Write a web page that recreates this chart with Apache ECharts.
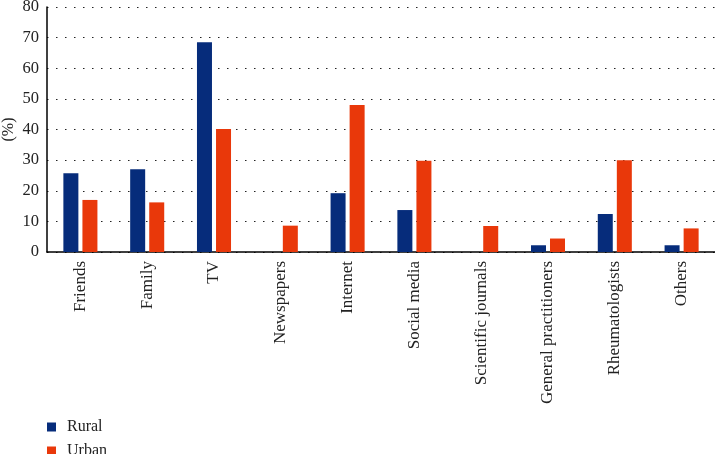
<!DOCTYPE html>
<html>
<head>
<meta charset="utf-8">
<script src="https://cdn.jsdelivr.net/npm/echarts@6/dist/echarts.min.js"></script>
<style>
html, body { margin: 0; padding: 0; background: #fff; }
#main { width: 715px; height: 454px; }
</style>
</head>
<body>
<div id="main"></div>
<script>
var categories = ['Friends', 'Family', 'TV', 'Newspapers', 'Internet', 'Social media',
    'Scientific journals', 'General practitioners', 'Rheumatologists', 'Others'];
var rural = [25.7, 27.0, 68.5, 0, 19.2, 13.7, 0, 2.2, 12.4, 2.2];
var urban = [17.0, 16.2, 40.2, 8.6, 48.0, 29.8, 8.5, 4.4, 30.0, 7.7];
var yTicks = [0, 10, 20, 30, 40, 50, 60, 70, 80];

var font = 'Liberation Serif';
var chart = echarts.init(document.getElementById('main'));
var option = {
    animation: false,
    textStyle: { fontFamily: font },
    legend: {
        orient: 'vertical',
        left: 42,
        top: 414,
        height: 80,
        itemWidth: 9,
        itemHeight: 9,
        itemGap: 8,
        icon: 'rect',
        textStyle: { fontFamily: font, fontSize: 16, color: '#222', padding: [0, 0, 0, 6] },
        data: ['Rural', 'Urban']
    },
    grid: { left: 47, right: 0, top: 7, bottom: 202, outerBoundsMode: 'none' },
    xAxis: {
        type: 'category',
        data: categories,
        axisLine: { lineStyle: { color: '#000', width: 1.5 } },
        axisTick: { show: false },
        axisLabel: {
            rotate: 90,
            interval: 0,
            margin: 9,
            fontFamily: font,
            fontSize: 17,
            color: '#222'
        }
    },
    yAxis: {
        type: 'value',
        min: yTicks[0],
        max: yTicks[yTicks.length - 1],
        interval: 10,
        name: '(%)',
        nameLocation: 'middle',
        nameGap: 30,
        nameMoveOverlap: false,
        nameTextStyle: { fontFamily: font, fontSize: 16, color: '#222' },
        axisLine: { show: true, lineStyle: { color: '#000', width: 1.5 } },
        axisTick: { show: false },
        axisLabel: { fontFamily: font, fontSize: 16.5, color: '#222', margin: 8 },
        splitLine: { lineStyle: { color: '#222', type: [1.5, 7.5], width: 1.2 } }
    },
    series: [
        {
            name: 'Rural',
            type: 'bar',
            data: rural,
            barWidth: 15,
            barGap: '27%',
            itemStyle: { color: '#062c7b' }
        },
        {
            name: 'Urban',
            type: 'bar',
            data: urban,
            barWidth: 15,
            itemStyle: { color: '#e9380a' }
        }
    ]
};
chart.setOption(option);
</script>
</body>
</html>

------------

## Given instruction
Leave the pictures out and please restate exactly the lines running from the start of the material through the one with "60, 70, 80];".

## Response to this task
Write a web page that recreates this chart with Apache ECharts.
<!DOCTYPE html>
<html>
<head>
<meta charset="utf-8">
<script src="https://cdn.jsdelivr.net/npm/echarts@6/dist/echarts.min.js"></script>
<style>
html, body { margin: 0; padding: 0; background: #fff; }
#main { width: 715px; height: 454px; }
</style>
</head>
<body>
<div id="main"></div>
<script>
var categories = ['Friends', 'Family', 'TV', 'Newspapers', 'Internet', 'Social media',
    'Scientific journals', 'General practitioners', 'Rheumatologists', 'Others'];
var rural = [25.7, 27.0, 68.5, 0, 19.2, 13.7, 0, 2.2, 12.4, 2.2];
var urban = [17.0, 16.2, 40.2, 8.6, 48.0, 29.8, 8.5, 4.4, 30.0, 7.7];
var yTicks = [0, 10, 20, 30, 40, 50, 60, 70, 80];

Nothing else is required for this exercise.